Wednesday, January 04, 2012

Thoughts on THE AX

I first read THE AX just after it came out in 1997. I heard an interview with Donald Westlake on NPR, and the premise intrigued me: a man who loses his job to industry-wide offshoring sets out to serially eliminate the remaining competition for the handful of jobs that remain. That's right. The hero of THE AX is a serial killer.

I re-read THE AX in 2011 and was absolutely floored. It was one of the very best books I read last year.

The plotting is intricate, and Westlake girds the book with strong technique. For example, he shifts verb tense in the book so he doesn't have to lay out the story in a straight line. That allows him to start just before the first killing and fill in backstory along the way, letting you know where you are by what tense he's writing in.
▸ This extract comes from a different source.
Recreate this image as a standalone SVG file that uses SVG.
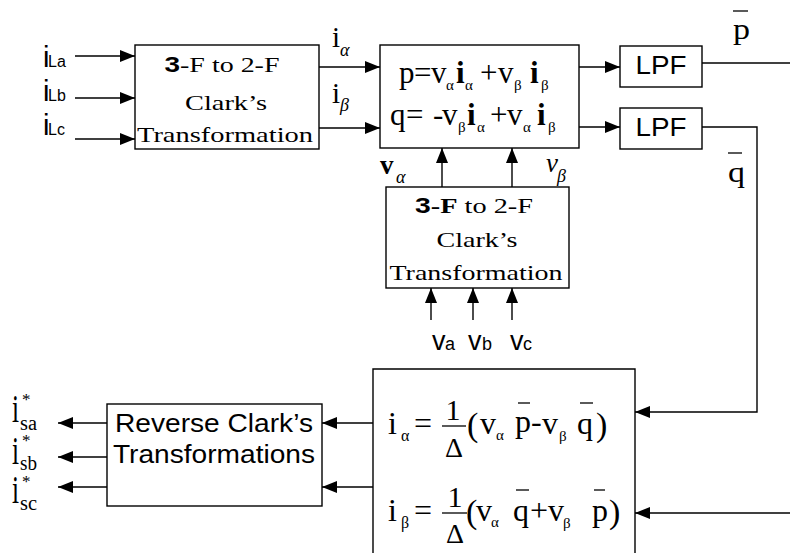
<svg xmlns="http://www.w3.org/2000/svg" width="790" height="553" viewBox="0 0 790 553">
  <style>
    .box{fill:#fff;stroke:#000;stroke-width:1.4}
    .ln{fill:none;stroke:#000;stroke-width:1.4}
    .bar{stroke:#000;stroke-width:1.3}
    .serif{font-family:"Liberation Serif","Times New Roman",serif;fill:#000}
    .sans{font-family:"Liberation Sans",Arial,sans-serif;fill:#000}
    .arr{marker-end:url(#head)}
  </style>
  <defs>
    <marker id="head" markerUnits="userSpaceOnUse" markerWidth="15" markerHeight="12" refX="15" refY="6" orient="auto">
      <path d="M0,0 L15,6 L0,12 z" fill="#000"/>
    </marker>
  </defs>
  <rect width="790" height="553" fill="#fff"/>

  <!-- connectors -->
  <g id="connectors">
    <path class="ln arr" d="M75,56 H135"/>
    <path class="ln arr" d="M75,98 H135"/>
    <path class="ln arr" d="M75,139 H135"/>
    <path class="ln arr" d="M319,67 H380"/>
    <path class="ln arr" d="M319,128 H380"/>
    <path class="ln arr" d="M579,67 H620"/>
    <path class="ln arr" d="M579,127 H620"/>
    <path class="ln" d="M702,63 H790"/>
    <path class="ln arr" d="M702,127 H757 V412 H635"/>
    <path class="ln arr" d="M442,187 V148"/>
    <path class="ln arr" d="M512,187 V148"/>
    <path class="ln arr" d="M431,320 V288"/>
    <path class="ln arr" d="M473,320 V288"/>
    <path class="ln arr" d="M512,320 V288"/>
    <path class="ln arr" d="M790,513 H635"/>
    <path class="ln arr" d="M373,423 H322"/>
    <path class="ln arr" d="M373,487 H322"/>
    <path class="ln arr" d="M107,423 H58"/>
    <path class="ln arr" d="M107,457 H58"/>
    <path class="ln arr" d="M107,487 H58"/>
  </g>

  <!-- load current inputs -->
  <g id="inputs-il">
    <text class="sans"><tspan x="43" y="67" font-size="29">i</tspan><tspan x="48" y="67" font-size="16">La</tspan></text>
    <text class="sans"><tspan x="43" y="101" font-size="29">i</tspan><tspan x="48" y="101" font-size="16">Lb</tspan></text>
    <text class="sans"><tspan x="43" y="135" font-size="29">i</tspan><tspan x="48" y="135" font-size="16">Lc</tspan></text>
  </g>

  <!-- current Clarke transformation -->
  <g id="clark-current">
    <rect class="box" x="135" y="45" width="184" height="104"/>
    <text class="serif" x="222" y="72" font-size="22" text-anchor="middle" textLength="115" lengthAdjust="spacingAndGlyphs"><tspan class="sans" font-weight="bold">3</tspan>-F  to 2-F</text>
    <text class="serif" x="226" y="110" font-size="22" text-anchor="middle" textLength="82" lengthAdjust="spacingAndGlyphs">Clark’s</text>
    <text class="serif" x="225" y="142" font-size="22" text-anchor="middle" textLength="176" lengthAdjust="spacingAndGlyphs">Transformation</text>
  </g>

  <!-- alpha/beta current labels -->
  <g id="labels-i">
    <text class="serif"><tspan x="332" y="47" font-size="29">i</tspan><tspan x="340" y="56" font-size="18" font-style="italic">α</tspan></text>
    <text class="serif"><tspan x="332" y="103" font-size="29">i</tspan><tspan x="340" y="111" font-size="18" font-style="italic">β</tspan></text>
  </g>

  <!-- instantaneous power calculation -->
  <g id="power-calc" class="serif">
    <rect class="box" x="380" y="45" width="199" height="103"/>
    <text font-size="31">
      <tspan x="399" y="83">p</tspan><tspan x="414" y="83">=</tspan><tspan x="431" y="83">v</tspan><tspan x="446" y="90" font-size="15">α</tspan><tspan x="456" y="83" font-weight="bold">i</tspan><tspan x="465" y="90" font-size="15">α</tspan><tspan x="480" y="83">+</tspan><tspan x="498" y="83">v</tspan><tspan x="514" y="90" font-size="15">β</tspan><tspan x="530" y="83" font-weight="bold">i</tspan><tspan x="541" y="90" font-size="15">β</tspan>
    </text>
    <text font-size="31">
      <tspan x="390" y="125">q</tspan><tspan x="406" y="125">=</tspan><tspan x="433" y="125">-</tspan><tspan x="442" y="125">v</tspan><tspan x="458" y="132" font-size="15">β</tspan><tspan x="467" y="125" font-weight="bold">i</tspan><tspan x="477" y="132" font-size="15">α</tspan><tspan x="490" y="125">+</tspan><tspan x="507" y="125">v</tspan><tspan x="523" y="132" font-size="15">α</tspan><tspan x="537" y="125" font-weight="bold">i</tspan><tspan x="548" y="132" font-size="15">β</tspan>
    </text>
  </g>

  <!-- low-pass filters -->
  <g id="lpf-p">
    <rect class="box" x="620" y="46" width="82" height="41"/>
    <text class="sans" x="661" y="74" font-size="25" text-anchor="middle" textLength="51" lengthAdjust="spacingAndGlyphs">LPF</text>
  </g>
  <g id="lpf-q">
    <rect class="box" x="620" y="108" width="82" height="41"/>
    <text class="sans" x="661" y="136" font-size="25" text-anchor="middle" textLength="51" lengthAdjust="spacingAndGlyphs">LPF</text>
  </g>

  <!-- mean power labels -->
  <g id="label-pbar">
    <line class="bar" x1="733" y1="11" x2="748" y2="11"/>
    <text class="serif" x="733" y="39" font-size="29" textLength="17" lengthAdjust="spacingAndGlyphs">p</text>
  </g>
  <g id="label-qbar">
    <line class="bar" x1="728" y1="153" x2="742" y2="153"/>
    <text class="serif" x="728" y="182" font-size="29" textLength="17" lengthAdjust="spacingAndGlyphs">q</text>
  </g>

  <!-- voltage labels -->
  <g id="labels-v">
    <text class="serif"><tspan x="380" y="174" font-size="27" font-weight="bold">v</tspan><tspan x="396" y="183" font-size="18" font-style="italic">α</tspan></text>
    <text class="serif"><tspan x="546" y="172" font-size="27" font-style="italic">v</tspan><tspan x="557" y="182" font-size="18" font-style="italic">β</tspan></text>
  </g>

  <!-- voltage Clarke transformation -->
  <g id="clark-voltage">
    <rect class="box" x="386" y="187" width="183" height="101"/>
    <text class="serif" x="474" y="213" font-size="22" text-anchor="middle" textLength="118" lengthAdjust="spacingAndGlyphs"><tspan class="sans" font-weight="bold">3</tspan><tspan font-weight="bold">-F</tspan>  to 2-F</text>
    <text class="serif" x="477" y="247" font-size="22" text-anchor="middle" textLength="81" lengthAdjust="spacingAndGlyphs">Clark’s</text>
    <text class="serif" x="476" y="280" font-size="22" text-anchor="middle" textLength="173" lengthAdjust="spacingAndGlyphs">Transformation</text>
  </g>

  <!-- phase voltage inputs -->
  <g id="inputs-v" class="sans">
    <text><tspan x="432" y="350" font-size="27">v</tspan><tspan x="445" y="350" font-size="18">a</tspan></text>
    <text><tspan x="468" y="350" font-size="27">v</tspan><tspan x="482" y="350" font-size="18">b</tspan></text>
    <text><tspan x="510" y="350" font-size="27">v</tspan><tspan x="523" y="350" font-size="18">c</tspan></text>
  </g>

  <!-- reference current calculation -->
  <g id="ref-current" class="serif">
    <path class="ln" d="M373,553 V369 H635 V553"/>
    <!-- i_alpha row -->
    <text font-size="32"><tspan x="388" y="434">i</tspan><tspan x="401" y="441" font-size="16">α</tspan><tspan x="414" y="434">=</tspan></text>
    <text font-size="30" x="453" y="420" text-anchor="middle">1</text>
    <line class="bar" x1="442" y1="426" x2="466" y2="426"/>
    <text font-size="28" x="454" y="457" text-anchor="middle">Δ</text>
    <text font-size="32"><tspan x="467" y="436" font-size="34">(</tspan><tspan x="480" y="434">v</tspan><tspan x="496" y="440" font-size="15">α</tspan><tspan x="515" y="432">p</tspan><tspan x="531" y="432">-</tspan><tspan x="542" y="434">v</tspan><tspan x="559" y="441" font-size="15">β</tspan><tspan x="577" y="434">q</tspan><tspan x="596" y="436" font-size="34">)</tspan></text>
    <line class="bar" x1="518" y1="403" x2="530" y2="403"/>
    <line class="bar" x1="580" y1="403" x2="593" y2="403"/>
    <!-- i_beta row -->
    <text font-size="32"><tspan x="388" y="521">i</tspan><tspan x="401" y="528" font-size="16">β</tspan><tspan x="414" y="521">=</tspan></text>
    <text font-size="30" x="455" y="507" text-anchor="middle">1</text>
    <line class="bar" x1="442" y1="513" x2="467" y2="513"/>
    <text font-size="28" x="455" y="543" text-anchor="middle">Δ</text>
    <text font-size="32"><tspan x="466" y="523" font-size="34">(</tspan><tspan x="476" y="521">v</tspan><tspan x="491" y="527" font-size="15">α</tspan><tspan x="513" y="521">q</tspan><tspan x="530" y="521">+</tspan><tspan x="548" y="521">v</tspan><tspan x="563" y="528" font-size="15">β</tspan><tspan x="592" y="521">p</tspan><tspan x="609" y="523" font-size="34">)</tspan></text>
    <line class="bar" x1="516" y1="490" x2="529" y2="490"/>
    <line class="bar" x1="594" y1="490" x2="605" y2="490"/>
  </g>

  <!-- inverse Clarke transformation -->
  <g id="reverse-clark">
    <rect class="box" x="107" y="404" width="215" height="102"/>
    <text class="sans" x="115" y="432" font-size="25" textLength="198" lengthAdjust="spacingAndGlyphs">Reverse Clark’s</text>
    <text class="sans" x="113" y="463" font-size="25" textLength="202" lengthAdjust="spacingAndGlyphs">Transformations</text>
  </g>

  <!-- source reference current outputs -->
  <g id="outputs-is" class="serif">
    <text x="12" y="422" font-size="40" textLength="7" lengthAdjust="spacingAndGlyphs">i</text>
    <text x="22" y="405" font-size="17">*</text>
    <text x="20" y="430" font-size="20" textLength="17" lengthAdjust="spacingAndGlyphs">sa</text>
    <text x="12" y="464" font-size="40" textLength="7" lengthAdjust="spacingAndGlyphs">i</text>
    <text x="22" y="446" font-size="17">*</text>
    <text x="20" y="470" font-size="20" textLength="17" lengthAdjust="spacingAndGlyphs">sb</text>
    <text x="12" y="503" font-size="40" textLength="7" lengthAdjust="spacingAndGlyphs">i</text>
    <text x="22" y="487" font-size="17">*</text>
    <text x="20" y="510" font-size="20" textLength="17" lengthAdjust="spacingAndGlyphs">sc</text>
  </g>
</svg>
A nice touch.

The characterization is what sells the unusual story. Burke Devore, serial killer, is troubled, somewhat psychotic, but mostly angry. This could be just a tale of misplaced revenge, but Westlake does two interesting things. He makes Devore see his victims and individuals, with their habits and histories, makes him hate some and regret killing others. He struggles with volition and execution of his plans. It's not easy, but he presses on, alternating between desperation and determination. Then, Devore hones his anger into a force that actually saves his family an unforeseen nightmare. I'll not reveal it, but it is striking how genuine Devore seems and how easily the reader is drawn in, despite his monstrosity.

The story has new immediacy after several years of weak employment prospects in this country. The pent up rage Devore feels for the faceless corporate manipulators who cost him his job is akin to what many feel for similar corporate manipulators who wrecked banks, loans and jobs in 2008 and 2009. And many real-life situations beg the same question Devore faces: how far will you go to hold on to what you have?